The file Conv_v7.cpp in PyTorch has the following logic that appears relevant.
// Code reduced to these statements for clarity
static constexpr auto DEFAULT_ALGO =
CUDNN_CONVOLUTION_FWD_ALGO_IMPLICIT_PRECOMP_GEMM;
if (!benchmark) {
AT_CUDNN_CHECK_WITH_SHAPES(cudnnGetConvolutionForwardAlgorithm_v7(
)
} else {
AT_CUDNN_CHECK_WITH_SHAPES(cudnnFindConvolutionForwardAlgorithmEx(
)
}
Opening up a new Python REPL and running the following shows.
>>> import torch
>>> torch.backends.cudnn.deterministic
False
>>> torch.backends.cudnn.benchmark
False
Which would mean cudnnGetConvolutionForwardAlgorithm_v7
is the default function. Even with benchmark
set to True, PyTorch will cache the result if the inputs shape is static. In the case of this model, the inputs are dynamic. See this discussion thread for more.

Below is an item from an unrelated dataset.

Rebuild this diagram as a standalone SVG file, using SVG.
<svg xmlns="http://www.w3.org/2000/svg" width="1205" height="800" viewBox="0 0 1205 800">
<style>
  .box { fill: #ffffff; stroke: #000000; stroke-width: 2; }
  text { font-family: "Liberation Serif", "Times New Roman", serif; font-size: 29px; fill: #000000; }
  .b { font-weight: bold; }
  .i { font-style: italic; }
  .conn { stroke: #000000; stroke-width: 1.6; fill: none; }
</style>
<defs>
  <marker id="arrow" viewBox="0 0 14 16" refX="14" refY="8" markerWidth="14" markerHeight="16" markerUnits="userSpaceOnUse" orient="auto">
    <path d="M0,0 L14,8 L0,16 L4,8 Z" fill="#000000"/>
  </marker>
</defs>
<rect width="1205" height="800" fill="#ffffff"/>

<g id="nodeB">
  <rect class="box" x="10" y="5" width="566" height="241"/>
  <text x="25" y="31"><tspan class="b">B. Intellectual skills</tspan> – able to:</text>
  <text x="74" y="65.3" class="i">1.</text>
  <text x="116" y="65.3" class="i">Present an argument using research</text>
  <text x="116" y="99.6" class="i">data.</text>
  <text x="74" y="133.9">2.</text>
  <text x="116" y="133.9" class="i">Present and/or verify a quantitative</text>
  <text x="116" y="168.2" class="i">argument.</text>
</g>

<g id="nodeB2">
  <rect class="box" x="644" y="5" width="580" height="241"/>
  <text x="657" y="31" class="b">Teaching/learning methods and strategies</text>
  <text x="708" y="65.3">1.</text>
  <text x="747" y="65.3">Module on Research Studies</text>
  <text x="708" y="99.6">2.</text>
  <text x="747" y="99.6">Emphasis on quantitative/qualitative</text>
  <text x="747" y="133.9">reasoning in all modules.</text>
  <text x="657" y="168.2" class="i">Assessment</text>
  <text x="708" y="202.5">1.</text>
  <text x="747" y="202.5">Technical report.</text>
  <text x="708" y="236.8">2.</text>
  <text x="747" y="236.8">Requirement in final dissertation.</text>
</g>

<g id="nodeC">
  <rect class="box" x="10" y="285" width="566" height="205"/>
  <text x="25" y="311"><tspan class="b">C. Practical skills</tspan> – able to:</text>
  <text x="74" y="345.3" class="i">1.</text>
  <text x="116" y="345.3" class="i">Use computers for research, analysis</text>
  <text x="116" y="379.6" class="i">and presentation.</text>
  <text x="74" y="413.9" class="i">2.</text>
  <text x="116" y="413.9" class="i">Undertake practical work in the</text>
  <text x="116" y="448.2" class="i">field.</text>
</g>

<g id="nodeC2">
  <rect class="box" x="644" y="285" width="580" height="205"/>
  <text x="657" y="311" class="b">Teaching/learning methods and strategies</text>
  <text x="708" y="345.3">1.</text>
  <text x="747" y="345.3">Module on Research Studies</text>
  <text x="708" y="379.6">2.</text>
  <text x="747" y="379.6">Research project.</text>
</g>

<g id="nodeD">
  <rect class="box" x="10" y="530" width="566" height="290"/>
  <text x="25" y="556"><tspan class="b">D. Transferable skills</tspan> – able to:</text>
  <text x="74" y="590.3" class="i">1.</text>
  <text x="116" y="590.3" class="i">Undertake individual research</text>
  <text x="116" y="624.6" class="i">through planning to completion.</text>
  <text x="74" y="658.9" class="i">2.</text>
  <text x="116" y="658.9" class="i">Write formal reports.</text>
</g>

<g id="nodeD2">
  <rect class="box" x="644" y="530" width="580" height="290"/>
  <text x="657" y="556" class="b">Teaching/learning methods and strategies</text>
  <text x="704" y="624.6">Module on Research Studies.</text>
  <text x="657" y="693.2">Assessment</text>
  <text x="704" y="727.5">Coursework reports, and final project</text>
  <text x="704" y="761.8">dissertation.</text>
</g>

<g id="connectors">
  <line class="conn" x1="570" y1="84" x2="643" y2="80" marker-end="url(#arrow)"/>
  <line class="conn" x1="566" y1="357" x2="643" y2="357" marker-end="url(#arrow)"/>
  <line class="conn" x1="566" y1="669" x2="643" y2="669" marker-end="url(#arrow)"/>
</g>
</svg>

Let’s verify this using the original ESPnet PyTorch example.
>>> run("warmup")
>>> run("Text to speech models have recently made great strides in quality")
Time: 0.17191290855407715
>>>
>>> import torch
>>> torch.backends.cudnn.benchmark
False
>>> torch.backends.cudnn.benchmark = True
>>> torch.backends.cudnn.benchmark
True
>>> run("warmup")
>>> run("Text to speech models have recently made great strides in quality")
Time: 1.0886101722717285
Setting torch.backends.cudnn.benchmark
to True matches the original ONNX result.

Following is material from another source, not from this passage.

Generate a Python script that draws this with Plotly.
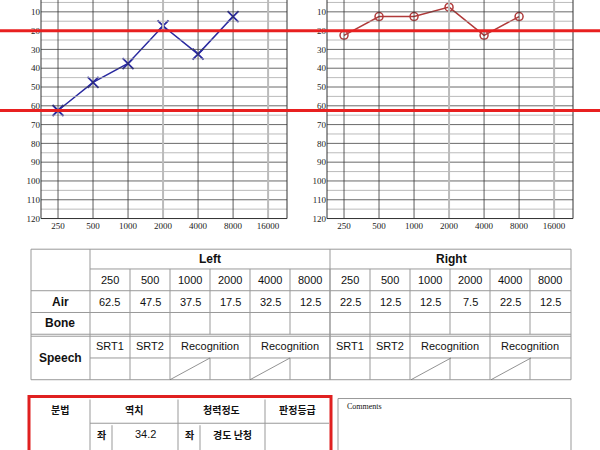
import plotly.graph_objects as go

freqs = ["250", "500", "1000", "2000", "4000", "8000", "16000"]
left_air = [62.5, 47.5, 37.5, 17.5, 32.5, 12.5]
right_air = [22.5, 12.5, 12.5, 7.5, 22.5, 12.5]
db_ticks = [10, 20, 30, 40, 50, 60, 70, 80, 90, 100, 110, 120]
ref_lines = [20, 62.5]
table_freqs = ["250", "500", "1000", "2000", "4000", "8000"]
left_tbl = ["62.5", "47.5", "37.5", "17.5", "32.5", "12.5"]
right_tbl = ["22.5", "12.5", "12.5", "7.5", "22.5", "12.5"]

W, H = 600, 450
def X(p): return p / W
def Y(p): return 1 - p / H

fig = go.Figure()
xi = list(range(len(left_air)))
fig.add_trace(go.Scatter(x=xi, y=left_air, mode="lines+markers", xaxis="x", yaxis="y",
    line=dict(color="#2a2aa0", width=1.5),
    marker=dict(symbol="x-thin", size=11, line=dict(color="#2a2aa0", width=1.8))))
fig.add_trace(go.Scatter(x=xi, y=right_air, mode="lines+markers", xaxis="x2", yaxis="y2",
    line=dict(color="#b03a3a", width=1.5),
    marker=dict(symbol="circle-open", size=8, color="#b03a3a", line=dict(width=1.5))))

shapes = []
ann = []
font_ax = dict(family="Liberation Serif", size=9, color="#222")
for xa, ya in [("x", "y"), ("x2", "y2")]:
    for v in range(5, 121, 5):
        c = "#444" if v % 10 == 0 else "#aaa"
        shapes.append(dict(type="line", xref=xa + " domain", yref=ya, x0=0, x1=1, y0=v, y1=v,
                           line=dict(color=c, width=0.8)))
    for i, f in enumerate(freqs):
        gray = f in ("2000", "16000")
        shapes.append(dict(type="line", xref=xa, yref=ya + " domain", x0=i, x1=i, y0=0, y1=1,
                           line=dict(color="#bbb" if gray else "#333", width=2 if gray else 0.8)))
    for s in (0, 1):
        shapes.append(dict(type="line", xref=xa + " domain", yref=ya + " domain", x0=s, x1=s, y0=0, y1=1,
                           line=dict(color="#333", width=1)))
    shapes.append(dict(type="line", xref=xa + " domain", yref=ya + " domain", x0=0, x1=1, y0=0, y1=0,
                       line=dict(color="#333", width=1)))

for v in ref_lines:
    shapes.append(dict(type="line", xref="paper", yref="y", x0=0, x1=1, y0=v, y1=v,
                       line=dict(color="#e82020", width=3)))

axx = dict(tickmode="array", tickvals=list(range(7)), ticktext=freqs, range=[-0.486, 6.54],
           showgrid=False, zeroline=False, tickfont=font_ax, ticks="", showline=False, fixedrange=True)
axy = dict(tickmode="array", tickvals=db_ticks, range=[120, 3.7], showgrid=False, zeroline=False,
           tickfont=font_ax, ticks="", showline=False, fixedrange=True)

def line(x0, y0, x1, y1, c="#999", w=1):
    shapes.append(dict(type="line", xref="paper", yref="paper", x0=X(x0), y0=Y(y0), x1=X(x1), y1=Y(y1),
                       line=dict(color=c, width=w)))
def txt(x, y, t, size=11, bold=False, fam="Liberation Sans", color="#111", xanchor="center"):
    ann.append(dict(xref="paper", yref="paper", x=X(x), y=Y(y), text=("<b>%s</b>" % t) if bold else t,
                    showarrow=False, xanchor=xanchor, yanchor="middle", font=dict(family=fam, size=size, color=color)))

# Table 1
T, R1, R2, R3, R4, R5, R6 = 252, 272, 294, 316, 338, 362, 384
L0, C0, R = 31, 90, 571
cols = [90 + 40 * k for k in range(13)]
for y in (T, R2, R3, R4, R6):
    line(L0, y, R, y)
line(L0, R4 + 2, R, R4 + 2)
line(C0, R1, R, R1)
line(C0, R5, R, R5)
line(L0, T, L0, R6); line(R, T, R, R6); line(C0, T, C0, R6)
line(330, T, 330, R6)
for k, cx in enumerate(cols[1:-1], 1):
    line(cx, R1, cx, R4)
    line(cx, R5, cx, R6)
    if k % 6 not in (3, 5):
        line(cx, R4, cx, R5)
for cx in (170, 250, 411, 491):
    line(cx, R6, cx + 40, R5, c="#777", w=0.8)
txt(210, 262, "Left", 12, True)
txt(451, 262, "Right", 12, True)
for k in range(12):
    cx = 110 + 40 * k
    txt(cx, 283, table_freqs[k % 6], 11)
    txt(cx, 305, (left_tbl + right_tbl)[k], 11)
txt(60, 305, "Air", 12, True)
txt(60, 327, "Bone", 12, True)
txt(60, 362, "Speech", 12, True)
for base in (90, 330):
    txt(base + 20, 350, "SRT1", 11)
    txt(base + 60, 350, "SRT2", 11)
    txt(base + 120, 350, "Recognition", 11)
    txt(base + 200, 350, "Recognition", 11)

# Table 2
line(90, 404, 90, 460); line(178, 404, 178, 460); line(265, 404, 265, 460)
line(90, 428, 329, 428)
line(112, 430, 112, 460); line(200, 430, 200, 460)
shapes.append(dict(type="rect", xref="paper", yref="paper", x0=X(29), x1=X(331), y0=Y(401), y1=Y(470),
                   line=dict(color="#e02020", width=3)))
txt(60, 414, "분법", 10, True, "Noto Sans CJK KR")
txt(134, 414, "역치", 10, True, "Noto Sans CJK KR")
txt(221, 414, "청력정도", 10, True, "Noto Sans CJK KR")
txt(297, 414, "판정등급", 10, True, "Noto Sans CJK KR")
txt(101, 439, "좌", 10, True, "Noto Sans CJK KR")
txt(145, 439, "34.2", 11)
txt(189, 439, "좌", 10, True, "Noto Sans CJK KR")
txt(232, 439, "경도 난청", 10, True, "Noto Sans CJK KR")
shapes.append(dict(type="rect", xref="paper", yref="paper", x0=X(338), x1=X(571), y0=Y(403), y1=Y(470),
                   line=dict(color="#999", width=1)))
txt(345, 411, "Comments", 8, fam="Liberation Serif", xanchor="left")

fig.update_layout(
    width=W, height=H, margin=dict(l=0, r=0, t=0, b=0), showlegend=False,
    paper_bgcolor="white", plot_bgcolor="white", hovermode=False,
    xaxis=dict(axx, domain=[X(41), X(287)], anchor="y"),
    yaxis=dict(axy, domain=[Y(221), 1], anchor="x"),
    xaxis2=dict(axx, domain=[X(327), X(573)], anchor="y2"),
    yaxis2=dict(axy, domain=[Y(221), 1], anchor="x2"),
    shapes=shapes, annotations=ann)
fig.write_html("out.html", config={"displayModeBar": False},
               post_script="document.body.style.margin='0px';")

Looking back at the ONNX documentation above it states:
HEURISTIC (1)
lightweight heuristic based search using cudnnGetConvolutionForwardAlgorithm_v7
It appears that unless otherwise set, that PyTorch is not doing an exhaustive search. The PyTorch default would be to run what ONNX calls HEURISTIC. In testing both HEURISTIC and DEFAULT, the same performance was obtained.
Wrapping up
This article covered how to debug ONNX model performance, specifically when running on the GPU. The most common area to look is at CPU to GPU data transfer and making that more efficient with IO Bindings. But in this case, changing a CUDA setting was the solution.
It’s possible this is an isolated case with this model or the hardware the tests were run on. But it’s at least something to test if this problem is encountered in the future!